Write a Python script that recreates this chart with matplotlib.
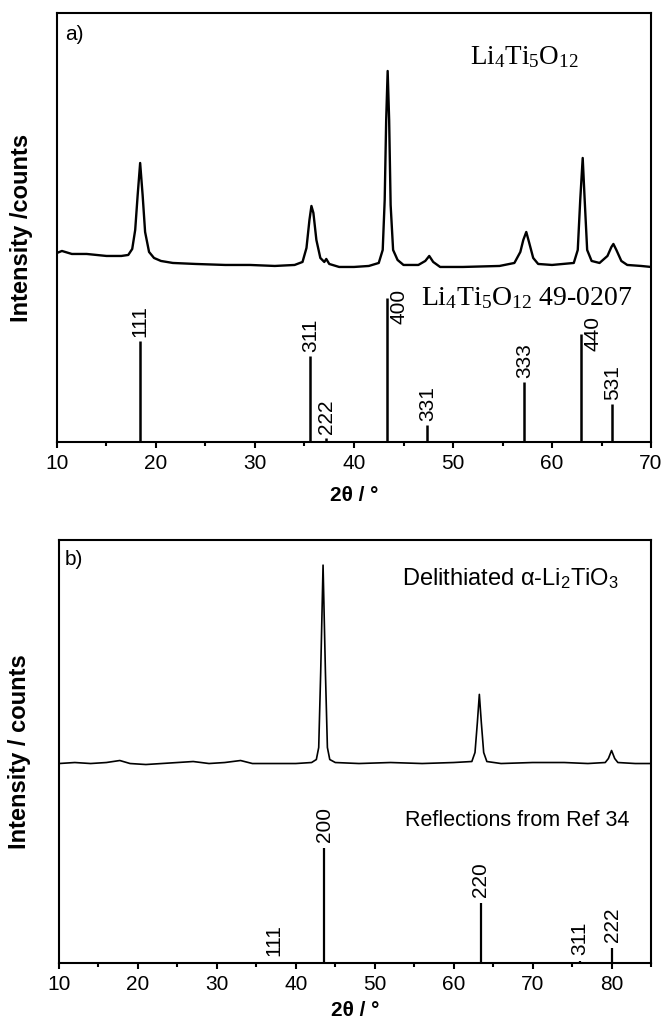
import matplotlib
matplotlib.use('Agg')
import matplotlib.pyplot as plt
from matplotlib.ticker import MultipleLocator

plt.rcParams['font.family'] = ['Liberation Sans', 'DejaVu Sans']
plt.rcParams['mathtext.default'] = 'regular'

# ---- panel a: Li4Ti5O12 measured pattern (2theta, intensity a.u.)
tt_a = [10.0, 10.5, 11.5, 13.0, 15.0, 16.5, 17.2, 17.6, 17.9, 18.15, 18.4,
        18.65, 18.9, 19.3, 19.8, 20.5, 21.7, 24.0, 27.0, 29.5, 32.0, 34.0,
        34.8, 35.2, 35.5, 35.7, 35.9, 36.2, 36.6, 37.0, 37.2, 37.5, 38.5,
        40.0, 41.5, 42.5, 42.9, 43.1, 43.25, 43.4, 43.55, 43.7, 43.95, 44.4,
        45.0, 46.5, 47.2, 47.6, 48.0, 48.7, 51.0, 54.7, 56.2, 56.8, 57.1,
        57.4, 57.7, 58.1, 58.6, 60.0, 62.2, 62.6, 62.85, 63.1, 63.3, 63.55,
        64.0, 64.8, 65.6, 66.0, 66.2, 66.5, 67.0, 67.6, 69.0, 70.0]
int_a = [189, 191, 188, 188, 186, 186, 187, 193, 212, 247, 279,
         247, 210, 190, 184, 181, 179, 178, 177, 177, 176, 177,
         180, 194, 222, 236, 229, 202, 184, 180, 183, 178, 175,
         175, 176, 179, 192, 242, 322, 371, 322, 237, 192, 182,
         177, 177, 181, 186, 180, 175, 175, 176, 179, 190, 202,
         210, 199, 184, 178, 177, 179, 192, 242, 284, 242, 192,
         181, 179, 186, 195, 198, 192, 181, 177, 176, 175]

# reference card 49-0207
hkl_a = ['111', '311', '222', '400', '331', '333', '440', '531']
pos_a = [18.4, 35.6, 37.2, 43.3, 47.4, 57.2, 62.9, 66.1]
ref_a = [101, 86, 4, 144, 17, 60, 108, 38]

# ---- panel b: delithiated alpha-Li2TiO3
tt_b = [10, 12, 14, 16, 17.7, 19, 21, 23, 25, 27, 29, 31, 33, 34.5, 37, 40,
        42.0, 42.6, 42.9, 43.15, 43.45, 43.75, 44.0, 44.3, 45, 48, 52, 56,
        60, 62.3, 62.7, 63.0, 63.25, 63.5, 63.8, 64.2, 66, 70, 74, 77, 79.2,
        79.6, 80.0, 80.4, 80.8, 83, 85]
int_b = [199, 200, 199, 200, 202, 199, 198, 199, 200, 201, 199, 200, 202,
         199, 199, 199, 200, 203, 215, 290, 397, 290, 215, 203, 200, 199,
         200, 199, 200, 201, 210, 240, 268, 240, 210, 201, 199, 200, 200,
         199, 200, 204, 212, 204, 200, 199, 199]

hkl_b = ['111', '200', '220', '311', '222']
pos_b = [37.2, 43.6, 63.4, 76.0, 80.1]
ref_b = [1, 115, 60, 2, 15]

fig = plt.figure(figsize=(6.61, 10.23), dpi=100)
ax_a = fig.add_axes([0.0862, 0.5680, 0.8987, 0.4193])
ax_b = fig.add_axes([0.0893, 0.0587, 0.8956, 0.4134])


def style_axes(ax, xmax, ylab, lpad):
    for s in ax.spines.values():
        s.set_linewidth(1.5)
    ax.set_xlim(10, xmax)
    ax.xaxis.set_major_locator(MultipleLocator(10))
    ax.xaxis.set_minor_locator(MultipleLocator(5))
    ax.tick_params(axis='x', which='major', direction='out', length=4,
                   width=1.5, labelsize=15, pad=5)
    ax.tick_params(axis='x', which='minor', direction='out', length=3,
                   width=1.5)
    ax.set_yticks([])
    ax.set_xlabel('2θ / °', fontsize=15, fontweight='bold', labelpad=lpad)
    ax.set_ylabel(ylab, fontsize=17, fontweight='bold')


# panel a
ax_a.plot(tt_a, int_a, color='black', lw=1.7)
ax_a.vlines(pos_a, 0, ref_a, color='black', lw=1.8)
for h, x, y in zip(hkl_a, pos_a, ref_a):
    if h in ('400', '440'):
        ax_a.annotate(h, (x, y), xytext=(9, -6 if h == '400' else 0),
                      textcoords='offset points', rotation=90,
                      ha='center', va='center', fontsize=15)
    else:
        ax_a.annotate(h, (x, y), xytext=(0, 3), textcoords='offset points',
                      rotation=90, ha='center', va='bottom', fontsize=15)
ax_a.set_ylim(0, 429)
style_axes(ax_a, 70, 'Intensity /counts', 9)
ax_a.yaxis.set_label_coords(-0.040, 0.5)
ax_a.text(0.013, 0.951, 'a)', transform=ax_a.transAxes, fontsize=15,
          va='center', ha='left')
ax_a.text(0.695, 0.882, 'Li$_4$Ti$_5$O$_{12}$', transform=ax_a.transAxes,
          fontsize=19.5, family='Liberation Serif', va='baseline', ha='left')
ax_a.text(0.613, 0.320, 'Li$_4$Ti$_5$O$_{12}$ 49-0207',
          transform=ax_a.transAxes, fontsize=20, family='Liberation Serif',
          va='baseline', ha='left')

# panel b
ax_b.plot(tt_b, int_b, color='black', lw=1.2)
ax_b.vlines(pos_b, 0, ref_b, color='black', lw=1.6)
for h, x, y in zip(hkl_b, pos_b, ref_b):
    ax_b.annotate(h, (x, y), xytext=(0, 4), textcoords='offset points',
                  rotation=90, ha='center', va='bottom', fontsize=15)
ax_b.set_ylim(0, 422)
style_axes(ax_b, 85, 'Intensity / counts', 5)
ax_b.yaxis.set_label_coords(-0.048, 0.5)
ax_b.text(0.010, 0.953, 'b)', transform=ax_b.transAxes, fontsize=15,
          va='center', ha='left')
ax_b.text(0.580, 0.893, 'Delithiated α-Li$_2$TiO$_3$',
          transform=ax_b.transAxes, fontsize=17, va='baseline', ha='left')
ax_b.text(0.584, 0.325, 'Reflections from Ref 34',
          transform=ax_b.transAxes, fontsize=15.5, va='baseline', ha='left')

fig.savefig('out.png', dpi=100)
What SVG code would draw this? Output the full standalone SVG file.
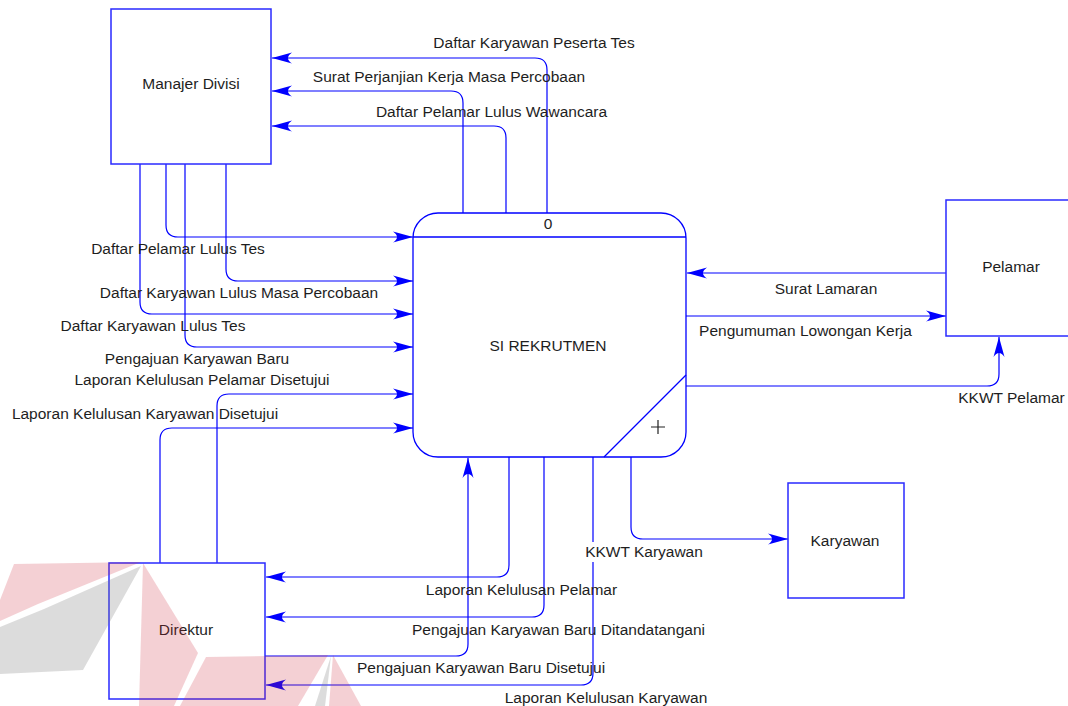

▸ Short problem: Copy the listing in full and without alteration, omitting every picture.

▸ Full response:
Write a Python script that recreates this chart with matplotlib.
import matplotlib
matplotlib.use('Agg')
import matplotlib.pyplot as plt
from matplotlib.ticker import MultipleLocator

plt.rcParams['font.family'] = ['Liberation Sans', 'DejaVu Sans']
plt.rcParams['mathtext.default'] = 'regular'

# ---- panel a: Li4Ti5O12 measured pattern (2theta, intensity a.u.)
tt_a = [10.0, 10.5, 11.5, 13.0, 15.0, 16.5, 17.2, 17.6, 17.9, 18.15, 18.4,
        18.65, 18.9, 19.3, 19.8, 20.5, 21.7, 24.0, 27.0, 29.5, 32.0, 34.0,
        34.8, 35.2, 35.5, 35.7, 35.9, 36.2, 36.6, 37.0, 37.2, 37.5, 38.5,
        40.0, 41.5, 42.5, 42.9, 43.1, 43.25, 43.4, 43.55, 43.7, 43.95, 44.4,
        45.0, 46.5, 47.2, 47.6, 48.0, 48.7, 51.0, 54.7, 56.2, 56.8, 57.1,
        57.4, 57.7, 58.1, 58.6, 60.0, 62.2, 62.6, 62.85, 63.1, 63.3, 63.55,
        64.0, 64.8, 65.6, 66.0, 66.2, 66.5, 67.0, 67.6, 69.0, 70.0]
int_a = [189, 191, 188, 188, 186, 186, 187, 193, 212, 247, 279,
         247, 210, 190, 184, 181, 179, 178, 177, 177, 176, 177,
         180, 194, 222, 236, 229, 202, 184, 180, 183, 178, 175,
         175, 176, 179, 192, 242, 322, 371, 322, 237, 192, 182,
         177, 177, 181, 186, 180, 175, 175, 176, 179, 190, 202,
         210, 199, 184, 178, 177, 179, 192, 242, 284, 242, 192,
         181, 179, 186, 195, 198, 192, 181, 177, 176, 175]

# reference card 49-0207
hkl_a = ['111', '311', '222', '400', '331', '333', '440', '531']
pos_a = [18.4, 35.6, 37.2, 43.3, 47.4, 57.2, 62.9, 66.1]
ref_a = [101, 86, 4, 144, 17, 60, 108, 38]

# ---- panel b: delithiated alpha-Li2TiO3
tt_b = [10, 12, 14, 16, 17.7, 19, 21, 23, 25, 27, 29, 31, 33, 34.5, 37, 40,
        42.0, 42.6, 42.9, 43.15, 43.45, 43.75, 44.0, 44.3, 45, 48, 52, 56,
        60, 62.3, 62.7, 63.0, 63.25, 63.5, 63.8, 64.2, 66, 70, 74, 77, 79.2,
        79.6, 80.0, 80.4, 80.8, 83, 85]
int_b = [199, 200, 199, 200, 202, 199, 198, 199, 200, 201, 199, 200, 202,
         199, 199, 199, 200, 203, 215, 290, 397, 290, 215, 203, 200, 199,
         200, 199, 200, 201, 210, 240, 268, 240, 210, 201, 199, 200, 200,
         199, 200, 204, 212, 204, 200, 199, 199]

hkl_b = ['111', '200', '220', '311', '222']
pos_b = [37.2, 43.6, 63.4, 76.0, 80.1]
ref_b = [1, 115, 60, 2, 15]

fig = plt.figure(figsize=(6.61, 10.23), dpi=100)
ax_a = fig.add_axes([0.0862, 0.5680, 0.8987, 0.4193])
ax_b = fig.add_axes([0.0893, 0.0587, 0.8956, 0.4134])


def style_axes(ax, xmax, ylab, lpad):
    for s in ax.spines.values():
        s.set_linewidth(1.5)
    ax.set_xlim(10, xmax)
    ax.xaxis.set_major_locator(MultipleLocator(10))
    ax.xaxis.set_minor_locator(MultipleLocator(5))
    ax.tick_params(axis='x', which='major', direction='out', length=4,
                   width=1.5, labelsize=15, pad=5)
    ax.tick_params(axis='x', which='minor', direction='out', length=3,
                   width=1.5)
    ax.set_yticks([])
    ax.set_xlabel('2θ / °', fontsize=15, fontweight='bold', labelpad=lpad)
    ax.set_ylabel(ylab, fontsize=17, fontweight='bold')


# panel a
ax_a.plot(tt_a, int_a, color='black', lw=1.7)
ax_a.vlines(pos_a, 0, ref_a, color='black', lw=1.8)
for h, x, y in zip(hkl_a, pos_a, ref_a):
    if h in ('400', '440'):
        ax_a.annotate(h, (x, y), xytext=(9, -6 if h == '400' else 0),
                      textcoords='offset points', rotation=90,
                      ha='center', va='center', fontsize=15)
    else:
        ax_a.annotate(h, (x, y), xytext=(0, 3), textcoords='offset points',
                      rotation=90, ha='center', va='bottom', fontsize=15)
ax_a.set_ylim(0, 429)
style_axes(ax_a, 70, 'Intensity /counts', 9)
ax_a.yaxis.set_label_coords(-0.040, 0.5)
ax_a.text(0.013, 0.951, 'a)', transform=ax_a.transAxes, fontsize=15,
          va='center', ha='left')
ax_a.text(0.695, 0.882, 'Li$_4$Ti$_5$O$_{12}$', transform=ax_a.transAxes,
          fontsize=19.5, family='Liberation Serif', va='baseline', ha='left')
ax_a.text(0.613, 0.320, 'Li$_4$Ti$_5$O$_{12}$ 49-0207',
          transform=ax_a.transAxes, fontsize=20, family='Liberation Serif',
          va='baseline', ha='left')

# panel b
ax_b.plot(tt_b, int_b, color='black', lw=1.2)
ax_b.vlines(pos_b, 0, ref_b, color='black', lw=1.6)
for h, x, y in zip(hkl_b, pos_b, ref_b):
    ax_b.annotate(h, (x, y), xytext=(0, 4), textcoords='offset points',
                  rotation=90, ha='center', va='bottom', fontsize=15)
ax_b.set_ylim(0, 422)
style_axes(ax_b, 85, 'Intensity / counts', 5)
ax_b.yaxis.set_label_coords(-0.048, 0.5)
ax_b.text(0.010, 0.953, 'b)', transform=ax_b.transAxes, fontsize=15,
          va='center', ha='left')
ax_b.text(0.580, 0.893, 'Delithiated α-Li$_2$TiO$_3$',
          transform=ax_b.transAxes, fontsize=17, va='baseline', ha='left')
ax_b.text(0.584, 0.325, 'Reflections from Ref 34',
          transform=ax_b.transAxes, fontsize=15.5, va='baseline', ha='left')

fig.savefig('out.png', dpi=100)
What SVG code would draw this? Output the full standalone SVG file.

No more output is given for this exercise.